INPUT MATERIAL -
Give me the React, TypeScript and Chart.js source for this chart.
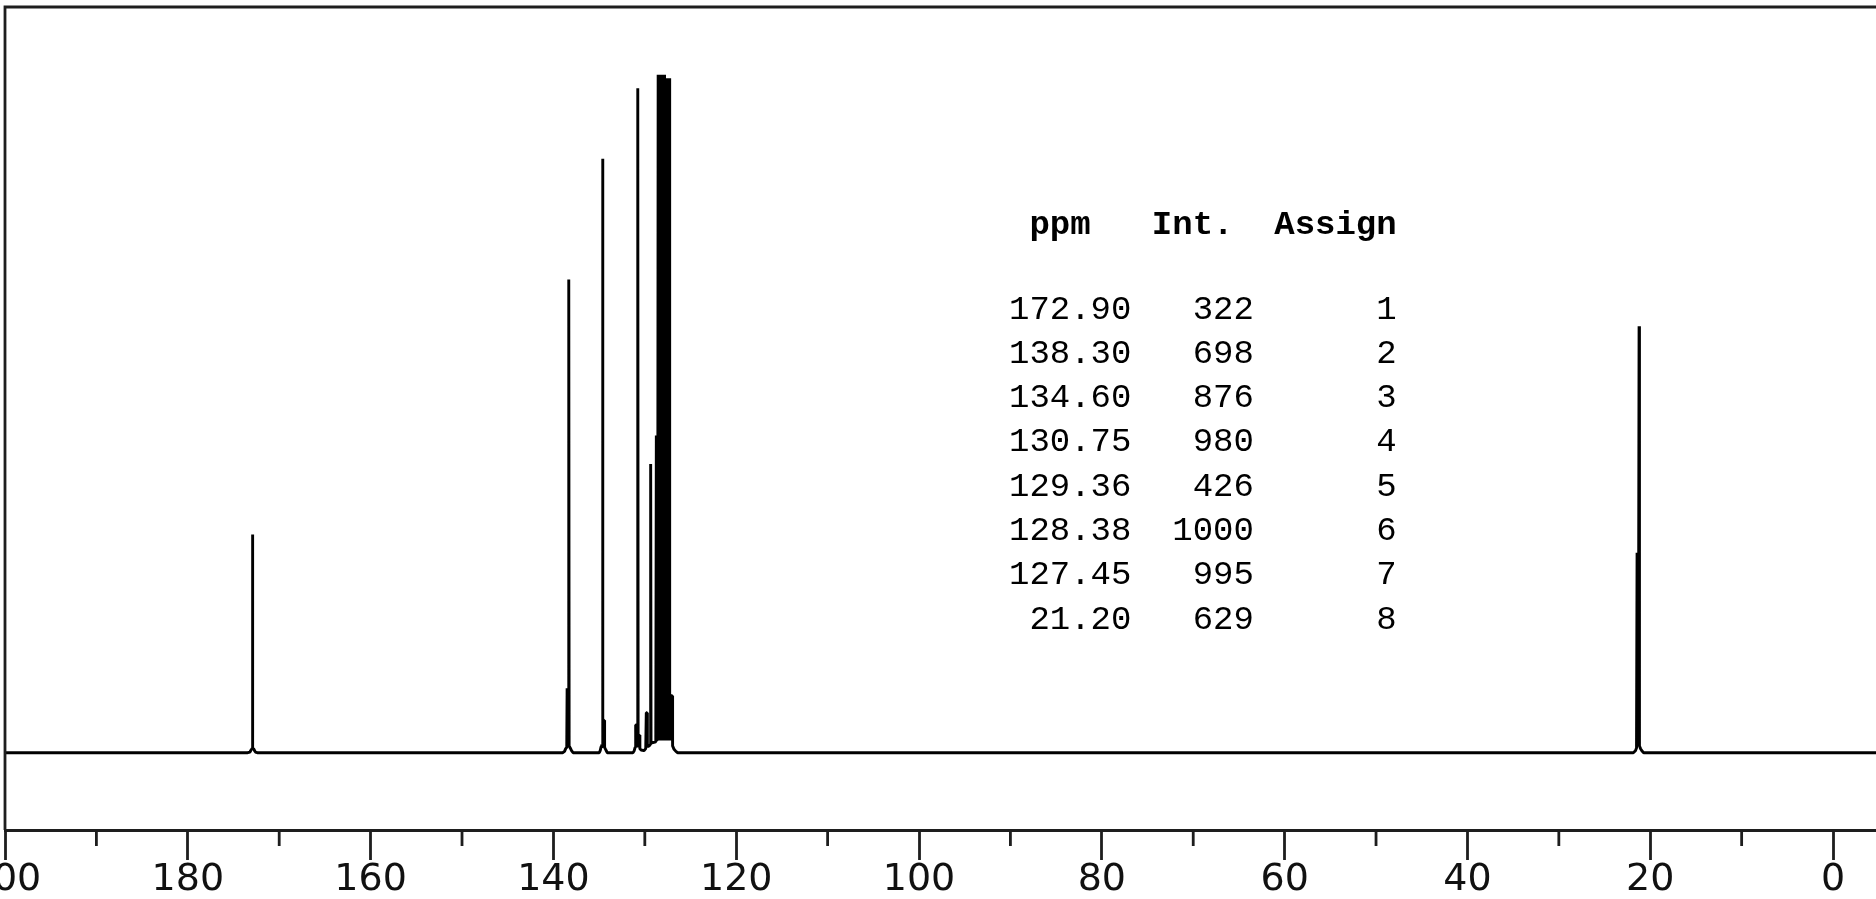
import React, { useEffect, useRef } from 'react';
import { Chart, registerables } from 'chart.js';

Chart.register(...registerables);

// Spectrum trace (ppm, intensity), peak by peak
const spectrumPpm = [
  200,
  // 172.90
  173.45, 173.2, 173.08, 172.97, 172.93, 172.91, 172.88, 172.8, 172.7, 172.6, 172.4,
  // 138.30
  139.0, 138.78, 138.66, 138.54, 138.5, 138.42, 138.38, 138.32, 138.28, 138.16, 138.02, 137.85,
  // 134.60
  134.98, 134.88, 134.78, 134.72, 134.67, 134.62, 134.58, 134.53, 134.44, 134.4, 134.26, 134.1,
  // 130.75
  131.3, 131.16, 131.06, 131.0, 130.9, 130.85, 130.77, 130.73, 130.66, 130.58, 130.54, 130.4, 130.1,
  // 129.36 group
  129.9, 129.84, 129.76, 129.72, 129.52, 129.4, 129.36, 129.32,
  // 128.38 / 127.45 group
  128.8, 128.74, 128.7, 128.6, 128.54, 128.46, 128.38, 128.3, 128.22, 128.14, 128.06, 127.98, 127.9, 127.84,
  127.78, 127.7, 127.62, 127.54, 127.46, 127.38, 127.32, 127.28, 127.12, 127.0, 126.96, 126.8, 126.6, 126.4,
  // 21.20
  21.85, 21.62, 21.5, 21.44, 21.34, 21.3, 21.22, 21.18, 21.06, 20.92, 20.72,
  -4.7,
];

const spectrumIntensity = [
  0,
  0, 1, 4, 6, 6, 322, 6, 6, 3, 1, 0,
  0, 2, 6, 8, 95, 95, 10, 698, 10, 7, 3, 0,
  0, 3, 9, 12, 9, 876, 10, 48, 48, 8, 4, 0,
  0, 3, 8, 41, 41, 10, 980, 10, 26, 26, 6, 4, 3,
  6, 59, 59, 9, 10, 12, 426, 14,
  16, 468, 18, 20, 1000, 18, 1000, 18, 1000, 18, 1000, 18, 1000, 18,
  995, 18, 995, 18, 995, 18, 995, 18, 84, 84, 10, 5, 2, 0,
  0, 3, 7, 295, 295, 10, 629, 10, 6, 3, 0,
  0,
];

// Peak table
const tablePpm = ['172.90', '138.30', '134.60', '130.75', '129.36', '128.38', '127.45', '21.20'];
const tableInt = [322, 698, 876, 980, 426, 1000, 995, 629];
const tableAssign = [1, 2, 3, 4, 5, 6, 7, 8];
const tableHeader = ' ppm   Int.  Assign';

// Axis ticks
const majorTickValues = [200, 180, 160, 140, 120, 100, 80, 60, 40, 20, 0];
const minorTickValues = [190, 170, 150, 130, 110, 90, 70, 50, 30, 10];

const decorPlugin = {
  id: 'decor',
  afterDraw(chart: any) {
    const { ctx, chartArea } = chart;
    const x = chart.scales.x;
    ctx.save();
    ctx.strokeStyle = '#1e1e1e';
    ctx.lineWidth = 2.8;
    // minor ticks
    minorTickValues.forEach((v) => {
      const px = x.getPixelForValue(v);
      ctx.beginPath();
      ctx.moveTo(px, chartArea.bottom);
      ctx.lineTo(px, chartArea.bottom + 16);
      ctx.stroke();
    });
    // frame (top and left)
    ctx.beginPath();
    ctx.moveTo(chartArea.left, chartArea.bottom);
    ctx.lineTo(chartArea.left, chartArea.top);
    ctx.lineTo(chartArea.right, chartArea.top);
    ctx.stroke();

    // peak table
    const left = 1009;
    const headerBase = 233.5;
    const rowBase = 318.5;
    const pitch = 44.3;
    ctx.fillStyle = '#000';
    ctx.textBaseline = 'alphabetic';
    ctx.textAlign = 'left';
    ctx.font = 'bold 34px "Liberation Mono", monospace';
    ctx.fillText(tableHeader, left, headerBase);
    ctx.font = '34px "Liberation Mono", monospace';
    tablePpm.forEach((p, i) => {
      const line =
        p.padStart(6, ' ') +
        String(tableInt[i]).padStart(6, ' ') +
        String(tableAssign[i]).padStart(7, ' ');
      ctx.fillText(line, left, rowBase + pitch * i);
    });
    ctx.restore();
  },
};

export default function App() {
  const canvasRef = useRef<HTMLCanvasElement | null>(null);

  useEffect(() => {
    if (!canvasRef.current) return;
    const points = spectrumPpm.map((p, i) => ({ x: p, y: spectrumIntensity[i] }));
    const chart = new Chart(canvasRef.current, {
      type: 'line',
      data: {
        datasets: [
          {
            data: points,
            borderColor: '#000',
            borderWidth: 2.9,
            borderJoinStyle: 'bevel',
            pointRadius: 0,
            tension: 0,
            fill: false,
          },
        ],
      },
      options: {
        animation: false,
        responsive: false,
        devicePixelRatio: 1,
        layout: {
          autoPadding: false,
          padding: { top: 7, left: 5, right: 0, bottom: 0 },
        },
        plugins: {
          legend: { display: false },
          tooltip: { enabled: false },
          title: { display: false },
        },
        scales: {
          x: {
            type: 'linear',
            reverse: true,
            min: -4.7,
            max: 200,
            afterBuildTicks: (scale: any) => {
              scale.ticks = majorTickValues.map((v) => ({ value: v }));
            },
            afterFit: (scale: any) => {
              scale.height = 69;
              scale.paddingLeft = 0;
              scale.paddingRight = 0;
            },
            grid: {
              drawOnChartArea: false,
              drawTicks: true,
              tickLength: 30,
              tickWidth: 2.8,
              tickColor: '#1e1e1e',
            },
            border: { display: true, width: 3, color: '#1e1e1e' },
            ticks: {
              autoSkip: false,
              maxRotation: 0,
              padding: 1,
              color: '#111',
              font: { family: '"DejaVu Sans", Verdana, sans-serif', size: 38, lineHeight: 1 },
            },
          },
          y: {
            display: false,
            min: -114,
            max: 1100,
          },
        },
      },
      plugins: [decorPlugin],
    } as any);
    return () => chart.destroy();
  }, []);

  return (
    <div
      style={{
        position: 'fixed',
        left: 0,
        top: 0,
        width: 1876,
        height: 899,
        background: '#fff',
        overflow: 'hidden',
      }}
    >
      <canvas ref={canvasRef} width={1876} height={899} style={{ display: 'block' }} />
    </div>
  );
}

* * *

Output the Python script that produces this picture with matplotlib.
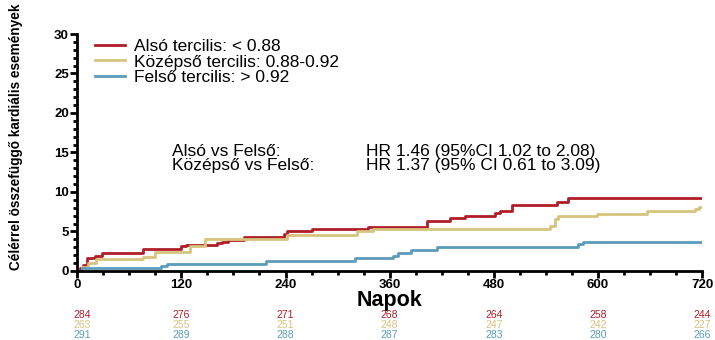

SHORT PROBLEM - Look above and copy only the lines from the one holding "Give me the" to the one holding "Chart.register(...registerables);", both included, exactly, minus the pictures.

CORRECT RESULT -
Give me the React, TypeScript and Chart.js source for this chart.
import React, { useEffect, useRef } from 'react';
import { Chart, registerables } from 'chart.js';

Chart.register(...registerables);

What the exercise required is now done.